# Guianacara dacrya "Rio Cumina"



## Gage365 (Mar 6, 2013)

Hey guys, been a long time since I've posted here! I've recently acquired a group of 6 of these and figured I would throw up some pictures. Have had them for only about a week now and 2 of them are already showing signs of spawning. These pictures are from only a couple days after I got them, they have coloured up more since, but haven't taken recent pictures.














































Will have more pictures on the way as soon as possible!

Thanks for looking!
Gage


----------



## Gage365 (Mar 6, 2013)

I should mention my old profile was just under the name "gage", I haven't been active on the forums in a long time, and was unsuccessful in logging into my old account.


----------



## jamntoast3 (May 15, 2015)

I have a small group of these guys right now, they are a fun little fish. How big are yours?


----------



## Gage365 (Mar 6, 2013)

Largest one is only around 2"SL, still quite small. I have noticed a fair amount of unexpected aggression out of them for such a small size. 2 of them appear to be showing spawning behavior already, so if I get eggs I'll be sure to post pictures here as well. I should mention also that they are wilds, so I'm hoping to see some fry out of them.

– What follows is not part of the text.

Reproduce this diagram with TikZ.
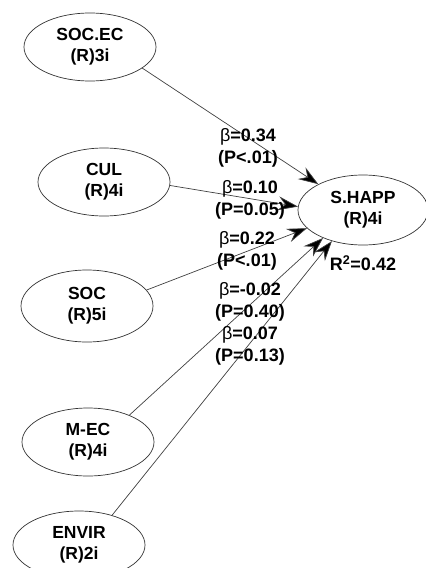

EDIT: Just noticed you are from Winnipeg as well, small world :lol:


----------



## jamntoast3 (May 15, 2015)

Gage365 said:


> Largest one is only around 2"SL, still quite small. I have noticed a fair amount of unexpected aggression out of them for such a small size. 2 of them appear to be showing spawning behavior already, so if I get eggs I'll be sure to post pictures here as well. I should mention also that they are wilds, so I'm hoping to see some fry out of them.
> 
> EDIT: Just noticed you are from Winnipeg as well, small world :lol:


 yea small world! I asked if you are from Winnipeg in my other thread about the Oscar, got my answer. hah. but back to you guianacara, mine were just a little bigger when they first laid eggs and I did get some fry out of it, I didn't pull any to raise separately and they all got eaten, they haven't spawned for me since. they are kind of aggressive though which I didn't expect either, mostly seems like territorial stuff, bullying.


----------



## Gage365 (Mar 6, 2013)

Yeah lol, oh well, cichlids will be cichlids I guess :lol:


----------